Only one span of the listing below is wanted: the lines from the one with "Output the LaTeX" through the one with "(0,0) rectangle (789,498);", reproduced exactly, both ends kept.

• **GIVEN DATA**:
..........

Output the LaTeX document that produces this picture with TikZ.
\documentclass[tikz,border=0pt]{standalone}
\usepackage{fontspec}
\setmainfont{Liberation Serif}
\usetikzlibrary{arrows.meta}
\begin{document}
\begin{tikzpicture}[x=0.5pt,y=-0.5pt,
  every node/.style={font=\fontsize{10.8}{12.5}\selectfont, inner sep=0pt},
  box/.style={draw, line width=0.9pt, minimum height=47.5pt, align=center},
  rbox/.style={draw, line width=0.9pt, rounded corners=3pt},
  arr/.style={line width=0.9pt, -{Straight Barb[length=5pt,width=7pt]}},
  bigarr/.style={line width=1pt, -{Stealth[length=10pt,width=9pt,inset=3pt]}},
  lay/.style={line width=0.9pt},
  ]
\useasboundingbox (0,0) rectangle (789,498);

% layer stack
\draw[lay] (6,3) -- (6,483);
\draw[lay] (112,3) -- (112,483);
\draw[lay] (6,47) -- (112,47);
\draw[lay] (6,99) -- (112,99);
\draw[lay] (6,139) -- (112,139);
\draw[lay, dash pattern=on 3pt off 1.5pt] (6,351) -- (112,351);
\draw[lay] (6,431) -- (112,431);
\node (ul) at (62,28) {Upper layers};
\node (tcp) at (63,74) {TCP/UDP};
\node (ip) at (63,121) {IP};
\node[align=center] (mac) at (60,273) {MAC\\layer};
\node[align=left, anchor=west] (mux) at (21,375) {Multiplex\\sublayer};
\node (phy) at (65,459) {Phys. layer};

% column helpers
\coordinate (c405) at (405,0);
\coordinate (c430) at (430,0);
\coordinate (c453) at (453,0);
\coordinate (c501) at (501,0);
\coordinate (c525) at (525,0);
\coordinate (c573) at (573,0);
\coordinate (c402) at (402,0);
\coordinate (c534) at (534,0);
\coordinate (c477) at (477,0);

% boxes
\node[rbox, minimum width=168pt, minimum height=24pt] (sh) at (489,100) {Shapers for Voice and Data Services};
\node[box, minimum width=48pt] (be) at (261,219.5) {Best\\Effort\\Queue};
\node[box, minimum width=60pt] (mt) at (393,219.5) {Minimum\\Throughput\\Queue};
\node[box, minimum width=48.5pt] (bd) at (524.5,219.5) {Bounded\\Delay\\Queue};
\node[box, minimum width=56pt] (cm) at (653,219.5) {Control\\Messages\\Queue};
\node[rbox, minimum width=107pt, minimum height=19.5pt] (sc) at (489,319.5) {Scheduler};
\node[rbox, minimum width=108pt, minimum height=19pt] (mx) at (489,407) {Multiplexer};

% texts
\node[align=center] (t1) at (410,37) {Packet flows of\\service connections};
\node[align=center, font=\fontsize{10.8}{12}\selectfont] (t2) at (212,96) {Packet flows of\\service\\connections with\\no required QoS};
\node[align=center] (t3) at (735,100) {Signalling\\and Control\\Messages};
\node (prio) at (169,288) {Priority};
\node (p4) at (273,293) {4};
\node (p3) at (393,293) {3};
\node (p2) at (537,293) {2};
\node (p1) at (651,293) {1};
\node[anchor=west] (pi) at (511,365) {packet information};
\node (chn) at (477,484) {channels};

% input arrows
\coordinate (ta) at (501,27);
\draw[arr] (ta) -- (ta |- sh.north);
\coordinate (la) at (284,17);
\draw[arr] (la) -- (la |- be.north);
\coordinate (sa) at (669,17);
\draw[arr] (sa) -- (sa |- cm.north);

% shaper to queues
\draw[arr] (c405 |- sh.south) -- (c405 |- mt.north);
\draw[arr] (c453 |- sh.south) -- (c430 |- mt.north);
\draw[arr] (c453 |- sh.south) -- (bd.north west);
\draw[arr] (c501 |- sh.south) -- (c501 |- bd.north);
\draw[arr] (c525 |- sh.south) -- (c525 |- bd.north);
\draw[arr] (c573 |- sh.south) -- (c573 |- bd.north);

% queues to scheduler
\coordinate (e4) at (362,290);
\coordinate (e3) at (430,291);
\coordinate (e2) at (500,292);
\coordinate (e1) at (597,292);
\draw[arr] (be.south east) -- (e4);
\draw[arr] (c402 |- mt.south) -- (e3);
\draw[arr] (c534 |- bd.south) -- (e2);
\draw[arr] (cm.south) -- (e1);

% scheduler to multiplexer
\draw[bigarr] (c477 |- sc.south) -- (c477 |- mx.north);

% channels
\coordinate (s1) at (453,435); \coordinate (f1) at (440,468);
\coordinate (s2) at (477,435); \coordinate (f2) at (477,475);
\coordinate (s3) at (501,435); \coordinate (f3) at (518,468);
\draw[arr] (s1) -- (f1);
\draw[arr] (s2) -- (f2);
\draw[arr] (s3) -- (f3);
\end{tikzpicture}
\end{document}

..........

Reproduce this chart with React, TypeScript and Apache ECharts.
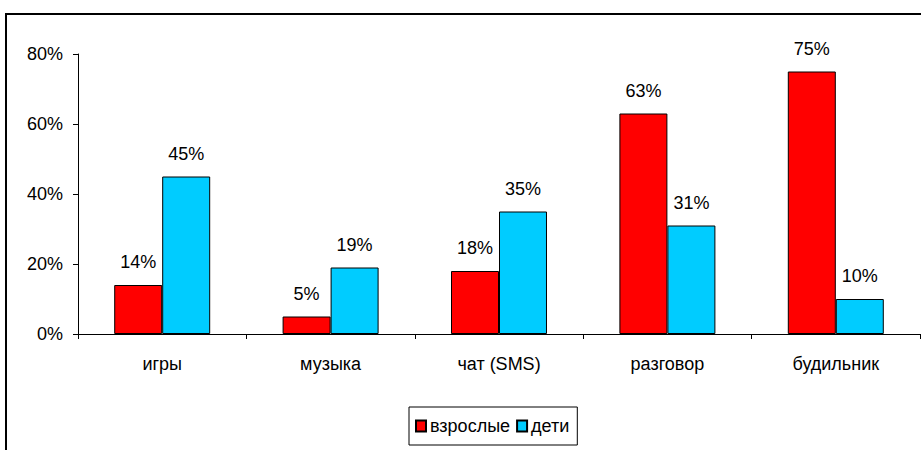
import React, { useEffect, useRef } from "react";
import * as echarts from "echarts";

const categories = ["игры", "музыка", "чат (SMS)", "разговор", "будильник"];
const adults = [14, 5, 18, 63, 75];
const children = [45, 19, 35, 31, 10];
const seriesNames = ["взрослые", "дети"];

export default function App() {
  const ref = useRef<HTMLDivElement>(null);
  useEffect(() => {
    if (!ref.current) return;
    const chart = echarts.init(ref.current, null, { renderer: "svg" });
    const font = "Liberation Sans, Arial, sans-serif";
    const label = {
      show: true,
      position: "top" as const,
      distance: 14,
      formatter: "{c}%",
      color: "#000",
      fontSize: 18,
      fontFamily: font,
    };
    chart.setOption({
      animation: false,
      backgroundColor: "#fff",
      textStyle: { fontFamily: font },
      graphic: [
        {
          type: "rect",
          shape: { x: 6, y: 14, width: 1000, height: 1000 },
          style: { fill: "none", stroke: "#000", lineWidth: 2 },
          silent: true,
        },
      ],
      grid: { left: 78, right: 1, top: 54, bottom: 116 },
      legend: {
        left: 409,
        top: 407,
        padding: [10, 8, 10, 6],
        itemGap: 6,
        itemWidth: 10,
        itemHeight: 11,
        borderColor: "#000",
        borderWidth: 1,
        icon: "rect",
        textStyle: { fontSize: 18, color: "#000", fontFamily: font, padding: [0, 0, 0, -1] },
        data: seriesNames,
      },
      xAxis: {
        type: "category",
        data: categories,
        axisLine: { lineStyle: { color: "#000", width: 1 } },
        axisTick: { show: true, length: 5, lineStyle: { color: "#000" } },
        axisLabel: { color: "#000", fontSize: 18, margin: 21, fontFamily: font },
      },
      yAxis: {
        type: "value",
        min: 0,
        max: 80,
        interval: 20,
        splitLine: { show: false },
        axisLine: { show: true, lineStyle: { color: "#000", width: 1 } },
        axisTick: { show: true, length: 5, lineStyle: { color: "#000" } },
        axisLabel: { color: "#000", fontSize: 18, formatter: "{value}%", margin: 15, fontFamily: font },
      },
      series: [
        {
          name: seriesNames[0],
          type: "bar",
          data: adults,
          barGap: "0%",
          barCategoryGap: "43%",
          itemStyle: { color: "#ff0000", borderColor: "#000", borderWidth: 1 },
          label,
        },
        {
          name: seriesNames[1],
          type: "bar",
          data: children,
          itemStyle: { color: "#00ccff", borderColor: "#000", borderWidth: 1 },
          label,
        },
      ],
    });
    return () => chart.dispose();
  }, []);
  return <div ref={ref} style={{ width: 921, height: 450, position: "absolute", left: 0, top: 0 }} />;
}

..........

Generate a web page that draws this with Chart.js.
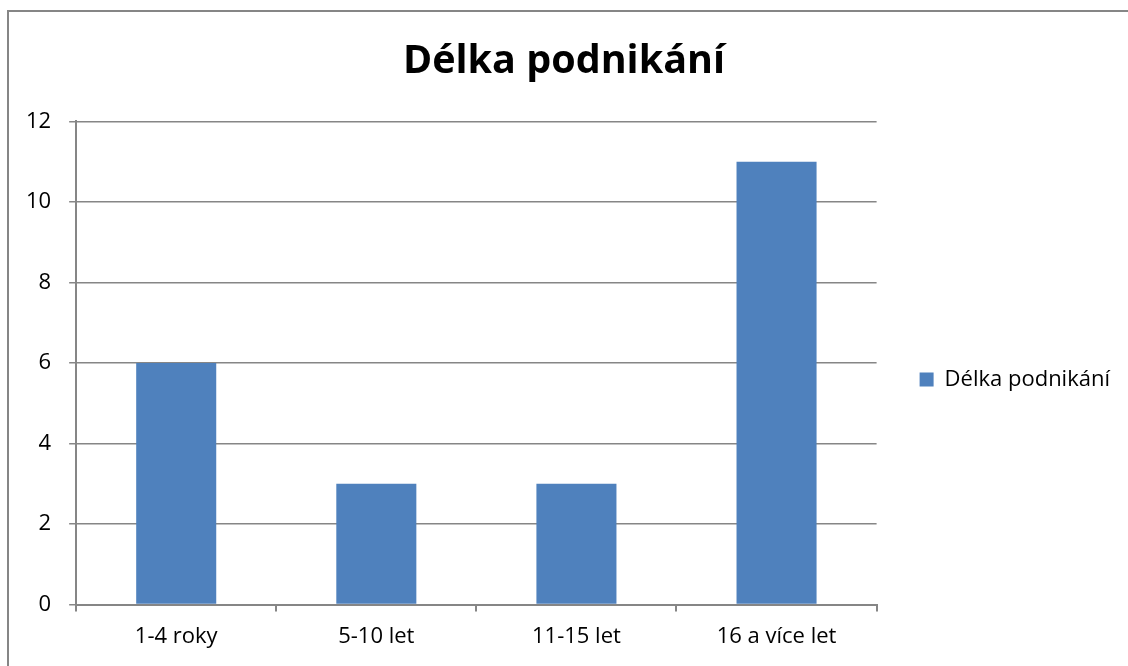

..........

• **RESULT OF THE EXERCISE**:
Output the LaTeX document that produces this picture with TikZ.
\documentclass[tikz,border=0pt]{standalone}
\usepackage{fontspec}
\setmainfont{Liberation Serif}
\usetikzlibrary{arrows.meta}
\begin{document}
\begin{tikzpicture}[x=0.5pt,y=-0.5pt,
  every node/.style={font=\fontsize{10.8}{12.5}\selectfont, inner sep=0pt},
  box/.style={draw, line width=0.9pt, minimum height=47.5pt, align=center},
  rbox/.style={draw, line width=0.9pt, rounded corners=3pt},
  arr/.style={line width=0.9pt, -{Straight Barb[length=5pt,width=7pt]}},
  bigarr/.style={line width=1pt, -{Stealth[length=10pt,width=9pt,inset=3pt]}},
  lay/.style={line width=0.9pt},
  ]
\useasboundingbox (0,0) rectangle (789,498);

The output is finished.